Changing social media policy: how research is helping people to talk about mental health

In a new paper, Dr Ysabel Gerrard brings her experience as a sociologist together with her role as a member of the Facebook and Instagram Suicide and Self-injury Advisory Board to investigate how people talk about mental health on social media.

A smartphone screen showing lots of social media icons.

Dr Ysabel Gerrard is a Lecturer in Digital Media & Society for the Department of Sociological Studies. In this paper, Dr Gerrard brings her experience as a sociologist together with her role as a member of the Facebook and Instagram Suicide and Self-injury Advisory Board to investigate how people talk about mental health on social media. 

The research looked at over 3,000 public Instagram posts which mentioned #depressed over a 48-hour period, as well as the two posts before and after those tagged with #depressed. In addition, Dr Gerrard and co-researcher Dr Anthony McCosker (Swinburne University, Australia), investigated other components including captions, usernames, profile biographies and images themselves, to gain a bigger picture of the conversations being had around mental health.  

Dr Gerrard said: ‘We wanted to get a sense of whether people just talk about depression as a one off or if it’s more frequent? For example, do people have accounts dedicated to talking about their mental health? That was the real crux of what we wanted to do and we knew that if we simply searched for #depressed, it was only going to tell us a little bit of the story.

‘The visuals were a core part of the research, but it was important to look at them alongside other spaces where people communicate really key values about who they are. So, what is the identity of this person and do their experiences of depression play a role in how they maintain their Instagram profile?

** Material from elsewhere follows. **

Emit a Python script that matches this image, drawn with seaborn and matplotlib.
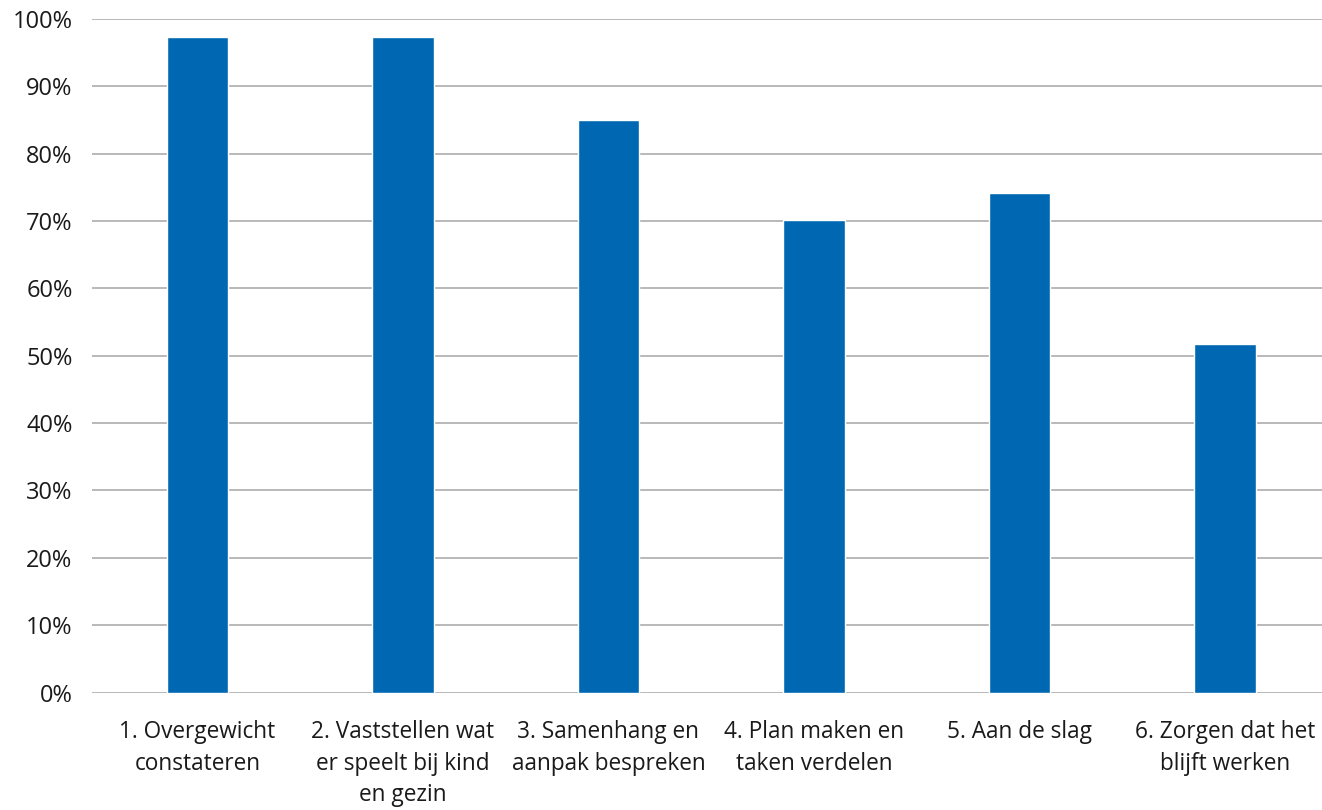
import pandas as pd
import matplotlib
matplotlib.use("Agg")
import matplotlib.pyplot as plt
import seaborn as sns
from matplotlib.ticker import PercentFormatter

# Data
stappen = [
    "1. Overgewicht\nconstateren",
    "2. Vaststellen wat\ner speelt bij kind\nen gezin",
    "3. Samenhang en\naanpak bespreken",
    "4. Plan maken en\ntaken verdelen",
    "5. Aan de slag",
    "6. Zorgen dat het\nblijft werken",
]
percentages = [0.973, 0.973, 0.850, 0.702, 0.741, 0.518]
y_ticks = [0, 0.1, 0.2, 0.3, 0.4, 0.5, 0.6, 0.7, 0.8, 0.9, 1.0]

df = pd.DataFrame({"stap": stappen, "pct": percentages})

sns.set_style("white")
plt.rcParams["font.family"] = ["Open Sans", "DejaVu Sans"]

fig = plt.figure(figsize=(13.22, 8.10), dpi=100)
ax = fig.add_axes([92 / 1322, (810 - 692.5) / 810, 1230 / 1322, (692.5 - 19) / 810])

sns.barplot(data=df, x="stap", y="pct", color="#0068b3", width=0.3,
            saturation=1, ax=ax, zorder=3)

ax.set_xlim(-0.513, 5.472)
ax.set_ylim(0, 1.0)
ax.set_yticks(y_ticks)
ax.yaxis.set_major_formatter(PercentFormatter(1.0, decimals=0))
ax.grid(axis="y", color="#b3b3b3", linewidth=1.3, zorder=0)
ax.set_axisbelow(True)
for side in ["top", "right", "left", "bottom"]:
    ax.spines[side].set_visible(False)

ax.set_xlabel("")
ax.set_ylabel("")
ax.tick_params(axis="y", length=0, pad=14, labelsize=17, labelcolor="#1a1a1a")
ax.tick_params(axis="x", length=0, pad=20, labelsize=16.3, labelcolor="#1a1a1a")
for lbl in ax.get_xticklabels():
    lbl.set_linespacing(1.42)

fig.savefig("out.png", dpi=100)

Essentially, how central is their depression to what they’re doing and saying on Instagram?’ 

The data gave two main, but interrelated, findings. The first finding showed that only a minority of people (15% of the dataset) actually included depression related hashtags on ‘real name accounts’, where someone shares their name, pictures of themselves and other details that might identify them. The second major finding showed that 76% of accounts in the dataset were entirely dedicated to sharing memes and other posts about mental health.

‘We can often think about memes as funny, silly content, but this shifts the conversation entirely.’ said Dr Gerrard. ‘These findings show us that people are talking about depression, but in a way that doesn’t relate it to themselves and their identity.’

Dr Gerrard’s role on the Facebook and Instagram Suicide and Self-Injury Advisory Board involved feeding into content moderation policies, which look at what is and isn’t allowed to happen on the platforms, especially around mental health and eating disorders.

‘We wanted to produce knowledge about how people are talking on Instagram with an aim to revise current policies, but also to maybe uncover really interesting things that are happening which may not have been considered,’ she said. 

‘How can the Advisory Board help people to get resources they might need, better understand how they’re using Instagram and why, and then to better understand their experiences as a whole?

‘On the Advisory Board, we were in discussion about Instagram accounts which aggregate what we call ‘sad’ content, which tends to be highly aestheticised posts about sadness, mental health, depression, self-harm and suicidal thought. What do we do with these accounts, because on the one hand a lot of the time it’s not promoting harmful behaviours so it doesn’t directly breach the policy, but on the other hand, they could be triggering if somebody stumbles upon the accounts and sees sad content after sad content? That’s a point of debate and a policy hasn’t been written about that yet. We’re seeing shifts to the moderation of that type of content now. 

‘What we really wanted to do with this research is say ‘hang on a minute, these ‘sad’ accounts and sad aesthetics are really valuable and 76% of people are talking about depression via these dedicated accounts, so we can’t be too harsh on these accounts because even though they may be triggering to some people, they’re clearly valuable.’ It’s really tricky terrain.’